Kolinsky red sable hair: Kolinsky red sable hair is the most valuable and expensive hair for brush production. You might think of them as the brush equivalent of a Stradivarius. It is made from the tail hair of the Siberian red marten “mustela sibirica” (a large Siberian weasel) that mainly lives in eastern Siberian river landscapes. It is only the winter tail of the male animal that reaches the famous level of quality. Furthermore, the following rule of thumb applies: The more northern and colder the habitat, the more durable and better the quality of the long and extremely fine and tapered hair. Good Kolinsky red sable hairs are between 30 and 55 mm long and one marten tail only yields between 1 and 1.5 usable hairs that will find their way into the highest quality watercolour and oil paintbrushes. Kolinsky red marten hairs are golden red, extremely elastic and resilient (“spring”) and, when used in paintbrushes, are able to retain their shape (“snap”) even in wet conditions.
The price of a Kolinsky depends on the length of the hair used, the place of the hairs´ origin and its workmanship. In the case of truly high quality Kolinsky paintbrushes, a large portion of the hairs are stuck into the ferrule and, in addition to being glued, are also bound.
Squirrel hair: Squirrel paintbrush hairs come from the tails of Canadian and Russian squirrels and are not as resilient (less “snap”) and elastic as the red sable marten hair – but do feature an extreme capacity for holding paint. Because of this, they are often used in so-called “watercolour wash” brushes for large area painting whereby they must be able to take up a great deal of liquid. Squirrel hair is the finest of all natural hairs used in paintbrush production and can be as long as 60 mm long.
The blue squirrel and Kasan (brown) squirrel hairs represent the best quality in this group. Blue squirrel hair comes from squirrels with blue-black fur that live in Siberia, China or Mongolia. The mottled grey Kasan squirrel hair has reddish brown tips – its name comes from the Russian city of Kasan on the Wolga River.
Badger hair: Badger hair is one of the most expensive and valuable hair types in the field of paintbrush production. Because of its peculiar elasticity and firmness it is rated as being between a bristle and a natural hair. The hairs are slightly wavy and have beautiful markings that are specific to the badger, which belongs to the marten family. Its habitat is the temperate zones of Europe and Asia. Only the fully developed winter hair from the back and flanks of the animal are used for making brushes. The back hair, which can be as long as 120 mm, is primarily used for making shaving brushes and for the so-called (German) “badger blender”, a wide flat brush used for veining techniques (grain varnishing).
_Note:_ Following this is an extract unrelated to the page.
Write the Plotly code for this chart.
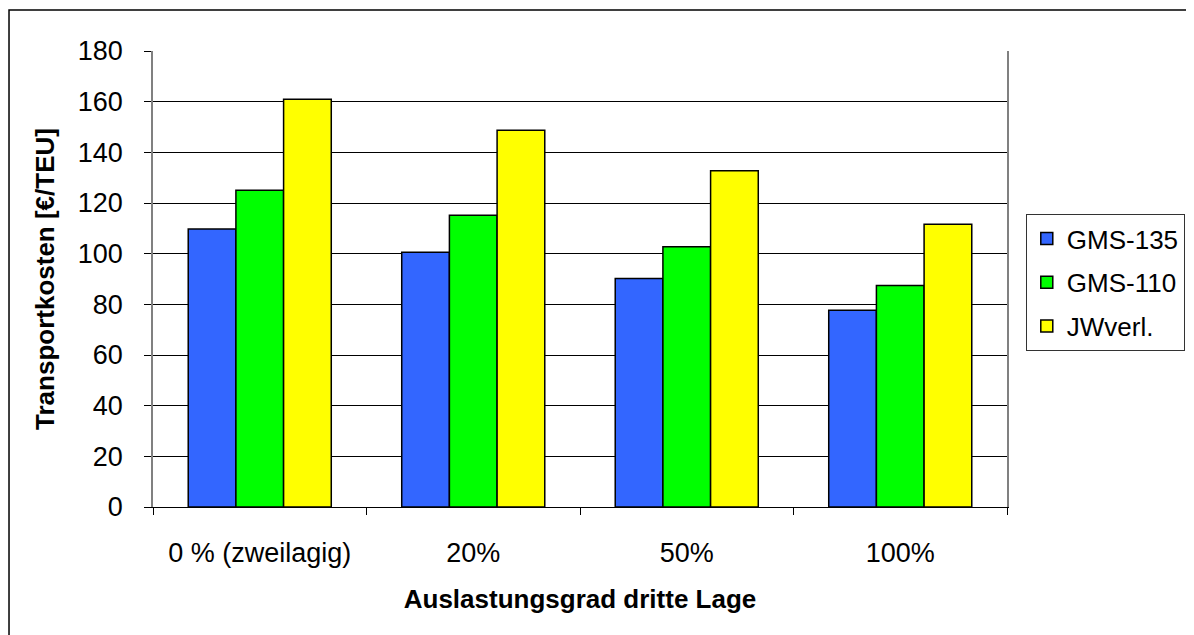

Pony hair: This hair, which is often mistakenly called “camel hair” comes from Chinese ponies and is used in the production of economical school brushes.
Natural bristle: The highest quality bristles used in paintbrush production come from Chinese and Russian hogs. They are distinguished by their robust structure, excellent elasticity and high degree of resilience. The high quality of the hair is a consequence of the hogs being kept in the open air, which leads to the development of a very resilient and robust bristle covering, especially in the rough climatic conditions of the Chinese highland. The white and especially robust Chungking bristles (named after the Chinese city) are used for high artist quality oil painting brushes. Bristle brushes are mostly found being used with pasty paints like acrylic and oil colours.
Care and maintenance of brushes: In order to assure the long life of a brush, particular attention should be given to a few basic principles for their use and maintenance:
- Brushes should never be stood on their bristles or hairs – always on the handle.
- Never allow remaining paint to dry in the brush. When washing, the head of the brush must be carefully rubbed and twisted in order to remove all left-over pieces of pigment at the ferrule end of the hairs. Hardened paint residue will cause the hairs or bristles to spread apart or break.
- Water soluble paints are best cleaned with running water, then smoothed out and formed back to their original shape. Natural hair brushes should occasionally be cleaned with a moisturizing CURD SOAP in order to assure the brushes will retain their elasticity for a long time.
- Acrylic paints should always be washed out with water as long as the paint is still wet. Dried paint can only be removed with special brush cleaners (see BRUSH CLEANING AND STORAGE in our shop). In the process, care should be taken that the brush never remains in the solvent for a long time because it will negatively effect the glue in the ferrule.
- Oil paint residue should first be wiped off of the brush´s head with a cloth before employing a moisturizing CURD SOAP and warm water or, alternatively, washing it out in a brush cleaning solution until it becomes clear. During the washing process, the head of the brush must be thoroughly rubbed and twisted in order to remove any pigment residue at the ferrule end of the hairs. The brush should then be wiped clean with a soft cloth and formed back to its original shape. Standing the brush for a long time in, for example, terpentine oil, is very harmful because such solutions will dry out the hairs or bristles, thereby making them brittle or even causing them to break.
- After every washing and re-shaping, the brush must be allowed to dry thoroughly. A brush should never be placed on a heater to dry it out because this can cause the handle to shrink, which will loosen the head of the brush.